12 Days Of Christmas Display Expands, Includes Student Art Contest

A 12 Days of Christmas-themed display that attracted thousands of visitors to Kids Creek neighborhood last year is expanding, with 20 houses hosting installations that will include holiday movie artwork from eight area schools.

Spruce Street resident Richard Odell, a former president of Interlochen Center for the Arts and The Leelanau School, is spearheading the neighborhood decorating initiative that will stretch the length of Spruce Street between West Front Street and Sixth Street, as well as Sixth Street between Spruce and Division. In 2017, Odell and his neighbors worked for months constructing set pieces for their front yards to represent the 12 Days of Christmas, including milking maids, drummers, swans, leaping lords, gold rings, calling birds, and a partridge in a pear tree. The group obtained permission from the City of Traverse City to decorate trees in the city’s right-of-way – paying out-of-pocket not only for installation materials, but insurance to cover the trees – and drew as many as 10,000 visitors over the two weeks the display was live.

“The response was exceedingly favorable,” Odell says. “We had a number of nights that nursing homes brought busloads of people through. Chartered vehicles for parties came through…Norte came by on bikes. We didn’t have any complaints from anybody, and the city didn’t have any complaints. The only thing people said was, ‘Why didn’t you leave it up longer?’”

Heeding that feedback, Kids Creek residents are adding a full extra week to the display period this year. The neighborhood will officially open the holiday installation this Saturday (December 15) at 5pm, with the displays lit thereafter every night from 5pm to 10pm through January 1. In addition to revamped versions and staging of the 12 Days of Christmas pieces, this year’s installation has been expanded to include eight additional homes that will each feature a 9'x12' painted canvas display depicting a scene from a famous Christmas movie. The displays were painted by students from eight local schools, including Traverse City West, Northport, Suttons Bay, The Leelanau School, Pathfinder School, Traverse City High School, Elk Rapids Middle School, and Elk Rapids High School.

“I wanted to get kids involved in some substantive way,” says Odell, who invited at least a dozen local schools to participate and secured yeses from eight. The partnership will not only allow students to expose their artwork to thousands of community residents, but potentially win cash and prizes for their art programs. Odell has lined up a jury panel of four local artists who will review the holiday paintings this weekend and crown three winners. First place will win $1,000 – which will go “directly to the art department, not the school district,” Odell notes – while second place will receive $500 and third place $250. Schools were randomly assigned a holiday movie and scene from a drawing out of a hat to keep the process fair, and the names of the judges and the schools responsible for each painting will be kept secret until the winners are announced.

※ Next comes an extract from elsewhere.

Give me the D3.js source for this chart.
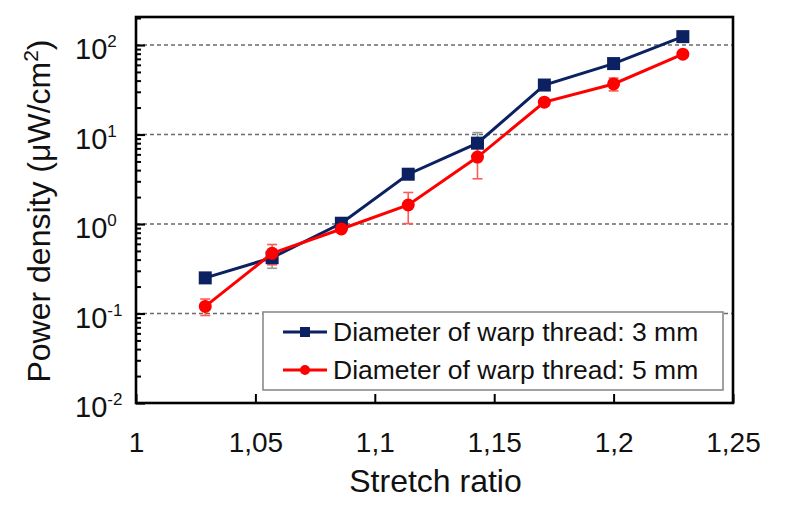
<!DOCTYPE html>
<html>
<head>
<meta charset="utf-8">
<script src="https://cdn.jsdelivr.net/npm/d3@7"></script>
<style>
  html, body { margin: 0; padding: 0; background: #fff; }
  svg { display: block; font-family: "Liberation Sans", Arial, sans-serif; }
</style>
</head>
<body>
<svg id="chart" width="787" height="505"></svg>
<script>
// ---- data ----
const stretchRatio = [1.029, 1.057, 1.086, 1.114, 1.143, 1.171, 1.2, 1.229];
const power3mm = [0.25, 0.42, 1.02, 3.6, 8.0, 35.7, 62, 124];
const err3mm   = [0.02, 0.10, 0.05, 0.3, 2.5, 3, 5, 8];
const power5mm = [0.12, 0.47, 0.88, 1.63, 5.6, 23, 36.7, 79];
const err5mm   = [0.025, 0.12, 0.05, 0.62, 2.4, 2, 6, 5];
const seriesNames = ["Diameter of warp thread: 3 mm", "Diameter of warp thread: 5 mm"];
const xTicks = [1, 1.05, 1.1, 1.15, 1.2, 1.25];
const xTickLabels = ["1", "1,05", "1,1", "1,15", "1,2", "1,25"];
const yExponents = [-2, -1, 0, 1, 2];
const xTitle = "Stretch ratio";

// ---- layout ----
const svg = d3.select("#chart");
const L = 136, R = 733, T = 17, B = 403;
const x = d3.scaleLinear().domain([1, 1.25]).range([L, R]);
const y = d3.scaleLog().domain([0.01, Math.pow(10, 2 + 28 / 89.5)]).range([B, T]);

// gridlines
svg.append("g").selectAll("line")
  .data(yExponents.filter(e => e > -2))
  .join("line")
  .attr("x1", L).attr("x2", R)
  .attr("y1", e => y(Math.pow(10, e))).attr("y2", e => y(Math.pow(10, e)))
  .attr("stroke", "#6a6a6a").attr("stroke-width", 1.6)
  .attr("stroke-dasharray", "4,3");

// minor y ticks
const minor = [];
for (let e = -2; e <= 2; e++) for (let m = 2; m <= 9; m++) {
  const v = m * Math.pow(10, e);
  if (v < y.domain()[1]) minor.push(v);
}
svg.append("g").attr("transform", `translate(${L},0)`)
  .call(d3.axisLeft(y).tickValues(minor).tickSize(-5).tickFormat(""))
  .call(g => g.select(".domain").remove())
  .call(g => g.selectAll("line").attr("stroke", "#000").attr("stroke-width", 2));

// major y ticks with labels
const yAxis = svg.append("g").attr("transform", `translate(${L},0)`)
  .call(d3.axisLeft(y).tickValues(yExponents.map(e => Math.pow(10, e))).tickSize(-9).tickFormat(""))
  .call(g => g.select(".domain").remove())
  .call(g => g.selectAll("line").attr("stroke", "#000").attr("stroke-width", 2.2));
yAxis.selectAll(".tick text").remove();
yAxis.selectAll(".tick").append("text")
  .attr("x", -61).attr("y", 0).attr("dy", 13.5)
  .attr("text-anchor", "start").attr("fill", "#111")
  .attr("font-size", 29)
  .each(function(d) {
    const t = d3.select(this);
    t.append("tspan").text("10");
    t.append("tspan").attr("font-size", 17).attr("dy", -12)
      .text(String(Math.round(Math.log10(d))));
  });

// x axis
svg.append("g").attr("transform", `translate(0,${B})`)
  .call(d3.axisBottom(x).tickValues(xTicks).tickSize(-9).tickPadding(29)
    .tickFormat((d, i) => xTickLabels[i]))
  .call(g => g.select(".domain").remove())
  .call(g => g.selectAll("line").attr("stroke", "#000").attr("stroke-width", 2))
  .call(g => g.selectAll("text").attr("font-size", 28).attr("fill", "#111")
    .attr("font-family", "Liberation Sans, Arial, sans-serif"));

// frame
svg.append("rect").attr("x", L).attr("y", T).attr("width", R - L).attr("height", B - T)
  .attr("fill", "none").attr("stroke", "#000").attr("stroke-width", 2.6);

// series
const series = [
  { vals: power3mm, err: err3mm, color: "#0b2161", errColor: "#9a9a9a", shape: "square" },
  { vals: power5mm, err: err5mm, color: "#ff0000", errColor: "#ff5a5a", shape: "circle" }
];

// error bars (drawn first)
series.forEach(s => {
  const g = svg.append("g").attr("stroke", s.errColor).attr("stroke-width", 1.6);
  stretchRatio.forEach((xv, i) => {
    const lo = y(Math.max(s.vals[i] - s.err[i], 0.011)), hi = y(s.vals[i] + s.err[i]);
    const cx = x(xv);
    g.append("line").attr("x1", cx).attr("x2", cx).attr("y1", lo).attr("y2", hi);
    g.append("line").attr("x1", cx - 5).attr("x2", cx + 5).attr("y1", lo).attr("y2", lo);
    g.append("line").attr("x1", cx - 5).attr("x2", cx + 5).attr("y1", hi).attr("y2", hi);
  });
});

const line = d3.line().x(d => x(d[0])).y(d => y(d[1]));
series.forEach(s => {
  const pts = stretchRatio.map((xv, i) => [xv, s.vals[i]]);
  svg.append("path").datum(pts).attr("d", line)
    .attr("fill", "none").attr("stroke", s.color).attr("stroke-width", 3);
  if (s.shape === "square") {
    svg.append("g").selectAll("rect").data(pts).join("rect")
      .attr("x", d => x(d[0]) - 6.5).attr("y", d => y(d[1]) - 6.5)
      .attr("width", 13).attr("height", 13).attr("fill", s.color);
  } else {
    svg.append("g").selectAll("circle").data(pts).join("circle")
      .attr("cx", d => x(d[0])).attr("cy", d => y(d[1])).attr("r", 6.5)
      .attr("fill", s.color);
  }
});

// legend
const lg = svg.append("g");
lg.append("rect").attr("x", 263).attr("y", 312).attr("width", 460).attr("height", 78)
  .attr("fill", "#fff").attr("stroke", "#8a8a8a").attr("stroke-width", 1.6);
series.forEach((s, i) => {
  const ry = 332 + i * 38;
  lg.append("line").attr("x1", 283).attr("x2", 327).attr("y1", ry).attr("y2", ry)
    .attr("stroke", s.color).attr("stroke-width", 3);
  if (s.shape === "square") {
    lg.append("rect").attr("x", 305 - 5).attr("y", ry - 5).attr("width", 10).attr("height", 10).attr("fill", s.color);
  } else {
    lg.append("circle").attr("cx", 305).attr("cy", ry).attr("r", 5).attr("fill", s.color);
  }
  lg.append("text").attr("x", 333).attr("y", ry).attr("dy", 8.5)
    .attr("font-size", 26.5).attr("fill", "#111").text(seriesNames[i]);
});

// axis titles
svg.append("text").attr("x", (L + R) / 2 + 1).attr("y", 492)
  .attr("text-anchor", "middle").attr("font-size", 32).attr("fill", "#111").text(xTitle);

const yt = svg.append("text").attr("transform", "translate(50,211) rotate(-90)")
  .attr("text-anchor", "middle").attr("font-size", 32).attr("fill", "#111");
yt.append("tspan").text("Power density (μW/cm");
yt.append("tspan").attr("font-size", 21).attr("dy", -12).text("2");
yt.append("tspan").attr("dy", 12).text(")");
</script>
</body>
</html>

The public will also have a chance to weigh in. In addition to the juried prizes, the Kids Creek neighborhood is offering a “people’s choice” award for the most popular student display among visitors. Each of the eight paintings will have a laminated sign in the corner that includes a number the public can use to text and vote for their top choice (similar to the voting system used by shows like American Idol and The Voice). The top vote-getter will be announced January 6 and win a free pizza party for the school’s art department.

In addition to painting the canvas displays, students and staff from several schools are also helping install their artwork in Kids Creek neighborhood this week. On Wednesday, teacher Joe Blondia and students Jack Simermeyer and Maris Cook of The Leelanau School joined Odell and several neighbors in the front yard of a Spruce Street residence to assist with mounting their painting (pictured). “They had a lot of fun with it, taking it from a blank canvas and this idea of what it was supposed to look like…to all the sudden this cool thing we created,” said Blondia, surveying the scene. “We worked on it for two weeks for an hour-and-a-half every day after school and then a little bit during lunches, whenever we could fit it in.”

Cook, a tenth-grade student, said the project was a natural fit for The Leelanau School. “Everyone at the school has a way of incorporating art into classes,” she says. “It’s a very creative and art-based school. I’m really excited (about the display).”

Simermeyer, who’s in eleventh grade, agrees. “It’s a way The Leelanau School is able to involve ourselves in the community in a positive manner,” he said. “It was a really fun experience after a stressful day at school to know we could go to the gym, where we were painting this, and work on it. I’m very happy with how it turned out.”

The students’ experience working on the installations reflects Odell’s vision for the Kids Creek project, which he says has not only helped residents who were formerly strangers meet and become friends, but has inspired a festive and communal attitude among visitors. Whereas many outdoor Christmas installations are primarily experienced by car, the 12 Days of Christmas display has several interactive stops designed to encourage visitors to get out of their vehicles. At least three of the student pieces this year will feature interactive photo opportunities, such as sitting in a Polar Express-themed train car or taking shots with set pieces from Elf and A Charlie Brown Christmas. Odell says many groups last year walked from home to home, caroling or laughing or chatting with other visitors.

“I think in our country today, there’s a lot of division,” Odell says. “We need more things that bring people who may have different opinions together around a common thing, something fun and positive. That was our goal.”